* _Exercise brief_:
Wherever the word "this" shows up in a line, please copy that line.

— start of Dataset excerpts —

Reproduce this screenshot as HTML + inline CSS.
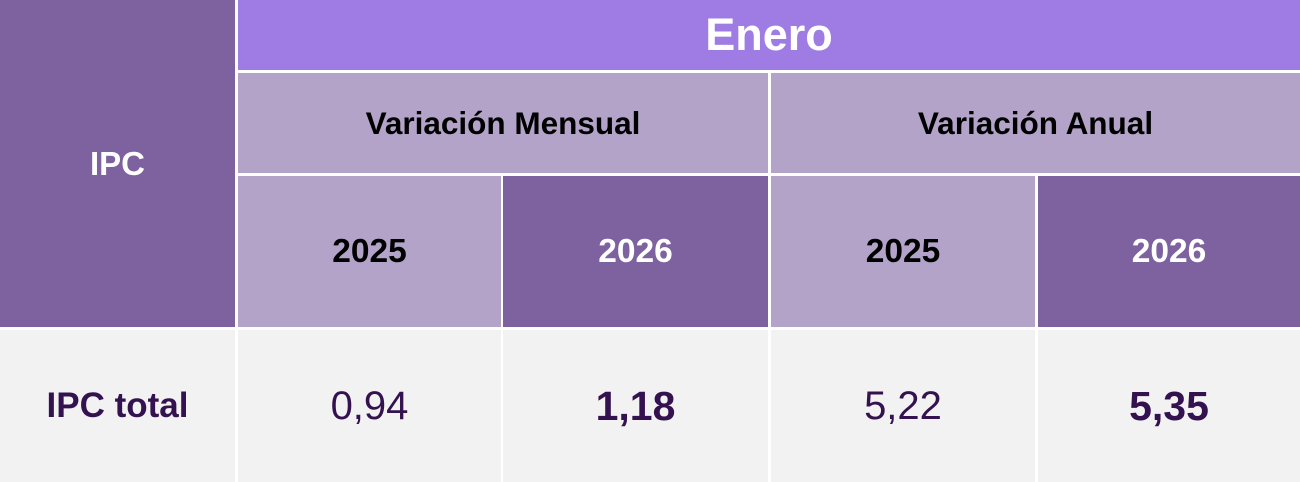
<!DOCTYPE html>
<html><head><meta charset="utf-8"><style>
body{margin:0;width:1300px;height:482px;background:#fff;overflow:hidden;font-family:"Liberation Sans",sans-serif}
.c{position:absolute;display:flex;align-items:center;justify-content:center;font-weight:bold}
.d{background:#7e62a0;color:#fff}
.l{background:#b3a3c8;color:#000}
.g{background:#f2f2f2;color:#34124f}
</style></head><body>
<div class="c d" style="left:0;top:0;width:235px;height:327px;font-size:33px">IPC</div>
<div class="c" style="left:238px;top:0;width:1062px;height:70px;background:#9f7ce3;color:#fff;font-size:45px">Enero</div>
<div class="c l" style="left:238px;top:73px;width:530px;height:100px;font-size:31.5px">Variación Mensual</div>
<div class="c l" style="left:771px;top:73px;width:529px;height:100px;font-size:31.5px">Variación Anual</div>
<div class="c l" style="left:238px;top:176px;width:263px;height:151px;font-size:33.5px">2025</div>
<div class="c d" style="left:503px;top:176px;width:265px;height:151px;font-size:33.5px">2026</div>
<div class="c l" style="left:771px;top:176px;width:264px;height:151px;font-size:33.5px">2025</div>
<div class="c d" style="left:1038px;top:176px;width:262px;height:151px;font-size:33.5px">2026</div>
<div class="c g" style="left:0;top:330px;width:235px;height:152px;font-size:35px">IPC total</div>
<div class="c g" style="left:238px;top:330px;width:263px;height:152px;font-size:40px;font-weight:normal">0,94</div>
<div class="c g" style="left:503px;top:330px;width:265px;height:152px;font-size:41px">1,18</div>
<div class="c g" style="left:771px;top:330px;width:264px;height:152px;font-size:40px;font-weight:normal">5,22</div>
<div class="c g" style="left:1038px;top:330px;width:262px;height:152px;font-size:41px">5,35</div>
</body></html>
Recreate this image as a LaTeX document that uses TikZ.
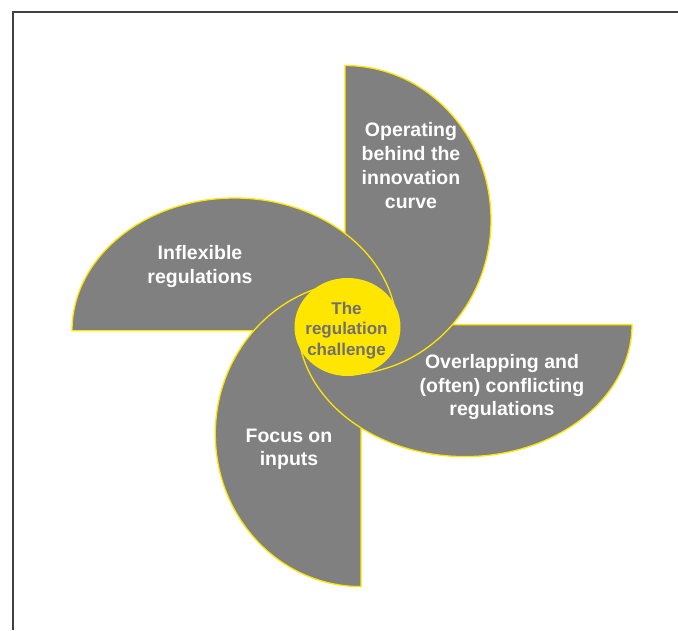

— end of Dataset excerpts —

* _Worked answer_:
Reproduce this screenshot as HTML + inline CSS.
Recreate this image as a LaTeX document that uses TikZ.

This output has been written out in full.